Mott MacDonald was brought on board by the government’s Education Funding Agency (EFA) in 2015 during the first phase of the Priority Schools Building Programme (PSBP), which involved delivering six design for manufacture and assembly (DfMA) primary schools in Kent and Surrey. The schools were delivered with a modular design using Portakabin’s Yorkon system, a design and build solution which employs a standardised ‘off the shelf’ kit of parts but allows a high degree of variation in the way they are combined, offering the client a bespoke end product.

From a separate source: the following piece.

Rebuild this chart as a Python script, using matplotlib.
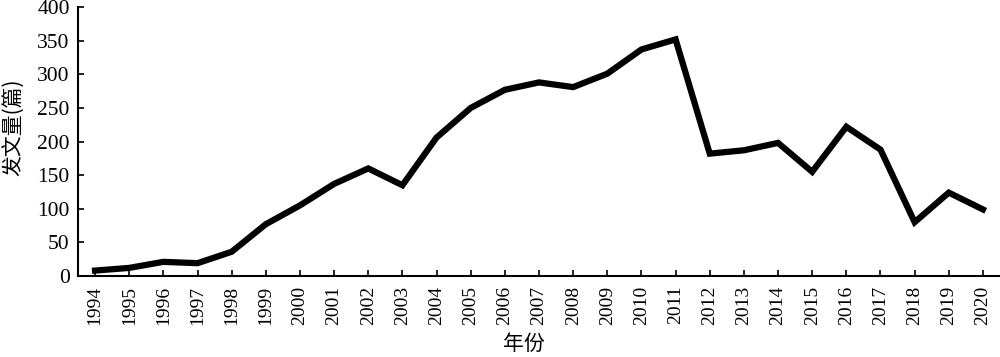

The EFA subsequently retained Mott MacDonald as technical advisor for the next phase of the PSBP, which involves the reconstruction or upgrading of 277 schools. About a third of those projects, spread across the south west of England, were earmarked for DfMA. We were tasked with developing a solution that offered real economies of scale, and worked equally well for a wide range of school sizes.
“We needed a standardised, replicable layout that could be constructed from the same pieces, used in different ways, to meet the diverse needs and site constraints of many different schools,” says Andrew Williamson, Mott MacDonald project director.
Our modular design creates a functional, comfortable and replicable school that meets stringent EFA rules for natural light, thermal comfort and ventilation. Modules were designed with a standardised ceiling height and depth, and with dimensions that make them transportable on the back of a lorry. Fabrication and construction time is half the time of a traditional school build, excluding time taken to complete groundworks and enabling. The modular school can be constructed in four months, compared to 10 for a conventional building. The weatherproof school envelope itself can be built in just 14 days.
Mott MacDonald and Bryden Wood have since been awarded the next stage of the EFA’s modular schools project, which focuses on secondary schools.